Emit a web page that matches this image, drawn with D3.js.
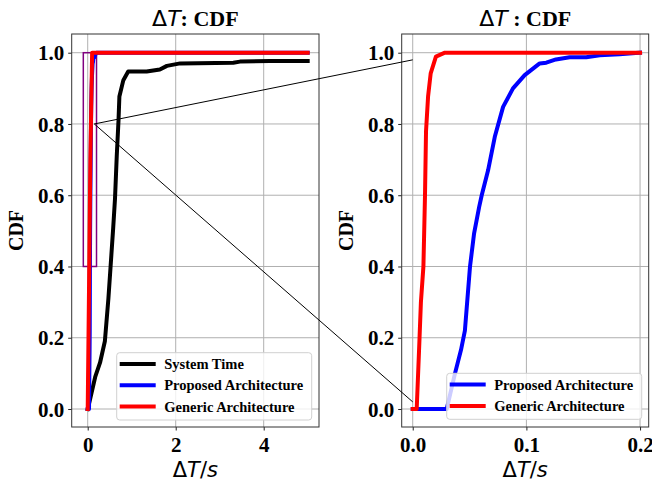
<!DOCTYPE html>
<html>
<head>
<meta charset="utf-8">
<script src="https://cdn.jsdelivr.net/npm/d3@7"></script>
<style>
  body { margin: 0; background: #fff; }
  .tick text { font-family: "Liberation Serif", "Times New Roman", serif; font-weight: bold; fill: #000; }
</style>
</head>
<body>
<div id="chart"></div>
<script>
// 1: DATA
const systemTimeX = [0, 0.05, 0.17, 0.28, 0.39, 0.47, 0.52, 0.58, 0.62, 0.66, 0.70, 0.72, 0.81, 0.92, 1.34, 1.64, 1.80, 2.10, 3.31, 3.46, 4.14, 5.0];
const systemTimeY = [0, 0.025, 0.09, 0.13, 0.19, 0.31, 0.40, 0.51, 0.59, 0.71, 0.81, 0.877, 0.923, 0.947, 0.947, 0.953, 0.963, 0.970, 0.972, 0.975, 0.977, 0.977];

const proposedX = [0, 0.0299, 0.0372, 0.0425, 0.0459, 0.0504, 0.054, 0.0585, 0.0607, 0.0663, 0.0722, 0.0795, 0.0882, 0.0985, 0.1117, 0.1175, 0.126, 0.138, 0.1526, 0.1645, 0.182, 0.2];
const proposedY = [0, 0, 0.1, 0.166, 0.22, 0.4, 0.493, 0.568, 0.6, 0.67, 0.764, 0.848, 0.90, 0.937, 0.970, 0.972, 0.981, 0.987, 0.987, 0.993, 0.996, 1.0];

const genericX = [0, 0.0035, 0.006, 0.0072, 0.0094, 0.0108, 0.0117, 0.0135, 0.0158, 0.0204, 0.0283, 0.2];
const genericY = [0, 0, 0.2, 0.3, 0.4, 0.6, 0.78, 0.877, 0.942, 0.989, 1.0, 1.0];

// full-range versions shown in the left panel
const proposedWideX = proposedX.concat([5.0]);
const proposedWideY = proposedY.concat([1.0]);
const genericWideX = [0, 0.035, 0.06, 0.1, 5.0];
const genericWideY = [0, 0.4, 0.7, 1.0, 1.0];

const yTicks = [0, 0.2, 0.4, 0.6, 0.8, 1.0];
const leftXTicks = [0, 2, 4];
const rightXTicks = [0, 0.1, 0.2];

const zoomBox = { x: [-0.1, 0.2], y: [0.4, 1.0] };
const zoomFrom = [0.15, 0.8];
const zoomTo = [[0, 0.98], [0, 0.02]];

// 2: LAYOUT
const W = 652, H = 483;
const plotTop = 34, plotBottom = 427;
const serif = "'Liberation Serif', 'Times New Roman', serif";
const mathFont = "'DejaVu Sans', sans-serif";

const svg = d3.select("#chart").append("svg")
    .attr("width", W)
    .attr("height", H);

const yScale = d3.scaleLinear().domain([-0.0505, 1.0525]).range([plotBottom, plotTop]);
const xLeft = d3.scaleLinear().domain([-0.364, 5.257]).range([71.7, 319]);
const xRight = d3.scaleLinear().domain([-0.0097, 0.2076]).range([401.7, 648.7]);

const zip = (xs, ys) => xs.map((x, i) => [x, ys[i]]);

function panel(id, x, xTicks, xFmt, series, titleSep, legendItems, legendPos) {
    const [x0, x1] = x.range();
    const g = svg.append("g");

    g.append("clipPath").attr("id", "clip-" + id)
        .append("rect").attr("x", x0).attr("y", plotTop).attr("width", x1 - x0).attr("height", plotBottom - plotTop);

    // grid
    g.append("g").selectAll("line").data(xTicks).join("line")
        .attr("x1", d => x(d)).attr("x2", d => x(d))
        .attr("y1", plotTop).attr("y2", plotBottom)
        .attr("stroke", "#b0b0b0").attr("stroke-width", 1);
    g.append("g").selectAll("line").data(yTicks).join("line")
        .attr("x1", x0).attr("x2", x1)
        .attr("y1", d => yScale(d)).attr("y2", d => yScale(d))
        .attr("stroke", "#b0b0b0").attr("stroke-width", 1);

    const plot = g.append("g").attr("clip-path", `url(#clip-${id})`);

    if (id === "left") {
        plot.append("rect")
            .attr("x", x(zoomBox.x[0]))
            .attr("y", yScale(zoomBox.y[1]))
            .attr("width", x(zoomBox.x[1]) - x(zoomBox.x[0]))
            .attr("height", yScale(zoomBox.y[0]) - yScale(zoomBox.y[1]))
            .attr("fill", "none")
            .attr("stroke", "purple")
            .attr("stroke-width", 1.5);
    }

    const line = d3.line().x(d => x(d[0])).y(d => yScale(d[1]));
    plot.selectAll(".series").data(series).join("path")
        .attr("class", "series")
        .attr("fill", "none")
        .attr("stroke", d => d.color)
        .attr("stroke-width", 4)
        .attr("stroke-linejoin", "round")
        .attr("stroke-linecap", "square")
        .attr("d", d => line(d.points));

    // axes
    const xAxis = d3.axisBottom(x).tickValues(xTicks).tickFormat(xFmt).tickSize(3.5);
    const ax = g.append("g").attr("transform", `translate(0,${plotBottom})`).call(xAxis);
    ax.select(".domain").remove();
    ax.selectAll("text").attr("y", 25).attr("dy", null).style("font-size", "21px");

    const yAxis = d3.axisLeft(yScale).tickValues(yTicks).tickFormat(d3.format(".1f")).tickSize(3.5);
    const ay = g.append("g").attr("transform", `translate(${x0},0)`).call(yAxis);
    ay.select(".domain").remove();
    ay.selectAll("text").attr("x", -7.5).attr("dy", "0.34em").style("font-size", "21px");
    g.selectAll(".tick line").attr("stroke", "#222").attr("stroke-width", 1);

    // frame
    g.append("rect")
        .attr("x", x0).attr("y", plotTop)
        .attr("width", x1 - x0).attr("height", plotBottom - plotTop)
        .attr("fill", "none").attr("stroke", "#333").attr("stroke-width", 1);

    // title
    const cx = (x0 + x1) / 2;
    const title = g.append("text")
        .attr("x", cx).attr("y", 26)
        .attr("text-anchor", "middle")
        .style("font-size", "22px");
    title.append("tspan").style("font-family", mathFont).text("Δ");
    title.append("tspan").style("font-family", mathFont).style("font-style", "italic").text("T");
    title.append("tspan").style("font-family", serif).style("font-weight", "bold").text(titleSep + "CDF");

    // x label
    const xl = g.append("text")
        .attr("x", cx).attr("y", 476.5)
        .attr("text-anchor", "middle")
        .style("font-family", mathFont)
        .style("font-size", "21px");
    xl.append("tspan").text("Δ");
    xl.append("tspan").style("font-style", "italic").text("T");
    xl.append("tspan").text("/");
    xl.append("tspan").style("font-style", "italic").text("s");

    // y label
    g.append("text")
        .attr("transform", `translate(${x0 - 56},${(plotTop + plotBottom) / 2}) rotate(-90)`)
        .attr("text-anchor", "middle")
        .attr("dy", "0.34em")
        .style("font-family", serif)
        .style("font-weight", "bold")
        .style("font-size", "20px")
        .text("CDF");

    // legend
    const lg = g.append("g").attr("transform", `translate(${legendPos.x},${legendPos.y})`);
    lg.append("rect")
        .attr("width", legendPos.w).attr("height", legendPos.h)
        .attr("rx", 3)
        .attr("fill", "white").attr("fill-opacity", 0.8)
        .attr("stroke", "#d0d0d0").attr("stroke-width", 1);
    const rows = lg.selectAll(".row").data(legendItems).join("g")
        .attr("class", "row")
        .attr("transform", (d, i) => `translate(0,${11.3 + i * 21.3})`);
    rows.append("line")
        .attr("x1", 5).attr("x2", 37)
        .attr("stroke", d => d.color).attr("stroke-width", 4).attr("stroke-linecap", "square");
    rows.append("text")
        .attr("x", 47.5).attr("dy", "0.34em")
        .style("font-family", serif).style("font-weight", "bold").style("font-size", "14.5px")
        .text(d => d.name);
}

// 3: PANELS
panel("left", xLeft, leftXTicks, d3.format("d"),
    [
        { color: "black", points: zip(systemTimeX, systemTimeY) },
        { color: "blue", points: zip(proposedWideX, proposedWideY) },
        { color: "red", points: zip(genericWideX, genericWideY) }
    ],
    ": ",
    [
        { name: "System Time", color: "black" },
        { name: "Proposed Architecture", color: "blue" },
        { name: "Generic Architecture", color: "red" }
    ],
    { x: 116.7, y: 352.7, w: 195, h: 67.3 });

panel("right", xRight, rightXTicks, d3.format(".1f"),
    [
        { color: "blue", points: zip(proposedX, proposedY) },
        { color: "red", points: zip(genericX, genericY) }
    ],
    " : ",
    [
        { name: "Proposed Architecture", color: "blue" },
        { name: "Generic Architecture", color: "red" }
    ],
    { x: 446.7, y: 373.3, w: 195, h: 46 });

// 4: ZOOM CONNECTORS
svg.append("g").selectAll("line").data(zoomTo).join("line")
    .attr("x1", xLeft(zoomFrom[0])).attr("y1", yScale(zoomFrom[1]))
    .attr("x2", d => xRight(d[0])).attr("y2", d => yScale(d[1]))
    .attr("stroke", "black").attr("stroke-width", 1);
</script>
</body>
</html>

* TASK DIRECTIONS *
Without the pictures, return the listing above from its first line through the line that has "const zip = (xs, ys)".

* EXERCISE ANSWER *
Emit a web page that matches this image, drawn with D3.js.
<!DOCTYPE html>
<html>
<head>
<meta charset="utf-8">
<script src="https://cdn.jsdelivr.net/npm/d3@7"></script>
<style>
  body { margin: 0; background: #fff; }
  .tick text { font-family: "Liberation Serif", "Times New Roman", serif; font-weight: bold; fill: #000; }
</style>
</head>
<body>
<div id="chart"></div>
<script>
// 1: DATA
const systemTimeX = [0, 0.05, 0.17, 0.28, 0.39, 0.47, 0.52, 0.58, 0.62, 0.66, 0.70, 0.72, 0.81, 0.92, 1.34, 1.64, 1.80, 2.10, 3.31, 3.46, 4.14, 5.0];
const systemTimeY = [0, 0.025, 0.09, 0.13, 0.19, 0.31, 0.40, 0.51, 0.59, 0.71, 0.81, 0.877, 0.923, 0.947, 0.947, 0.953, 0.963, 0.970, 0.972, 0.975, 0.977, 0.977];

const proposedX = [0, 0.0299, 0.0372, 0.0425, 0.0459, 0.0504, 0.054, 0.0585, 0.0607, 0.0663, 0.0722, 0.0795, 0.0882, 0.0985, 0.1117, 0.1175, 0.126, 0.138, 0.1526, 0.1645, 0.182, 0.2];
const proposedY = [0, 0, 0.1, 0.166, 0.22, 0.4, 0.493, 0.568, 0.6, 0.67, 0.764, 0.848, 0.90, 0.937, 0.970, 0.972, 0.981, 0.987, 0.987, 0.993, 0.996, 1.0];

const genericX = [0, 0.0035, 0.006, 0.0072, 0.0094, 0.0108, 0.0117, 0.0135, 0.0158, 0.0204, 0.0283, 0.2];
const genericY = [0, 0, 0.2, 0.3, 0.4, 0.6, 0.78, 0.877, 0.942, 0.989, 1.0, 1.0];

// full-range versions shown in the left panel
const proposedWideX = proposedX.concat([5.0]);
const proposedWideY = proposedY.concat([1.0]);
const genericWideX = [0, 0.035, 0.06, 0.1, 5.0];
const genericWideY = [0, 0.4, 0.7, 1.0, 1.0];

const yTicks = [0, 0.2, 0.4, 0.6, 0.8, 1.0];
const leftXTicks = [0, 2, 4];
const rightXTicks = [0, 0.1, 0.2];

const zoomBox = { x: [-0.1, 0.2], y: [0.4, 1.0] };
const zoomFrom = [0.15, 0.8];
const zoomTo = [[0, 0.98], [0, 0.02]];

// 2: LAYOUT
const W = 652, H = 483;
const plotTop = 34, plotBottom = 427;
const serif = "'Liberation Serif', 'Times New Roman', serif";
const mathFont = "'DejaVu Sans', sans-serif";

const svg = d3.select("#chart").append("svg")
    .attr("width", W)
    .attr("height", H);

const yScale = d3.scaleLinear().domain([-0.0505, 1.0525]).range([plotBottom, plotTop]);
const xLeft = d3.scaleLinear().domain([-0.364, 5.257]).range([71.7, 319]);
const xRight = d3.scaleLinear().domain([-0.0097, 0.2076]).range([401.7, 648.7]);

const zip = (xs, ys) => xs.map((x, i) => [x, ys[i]]);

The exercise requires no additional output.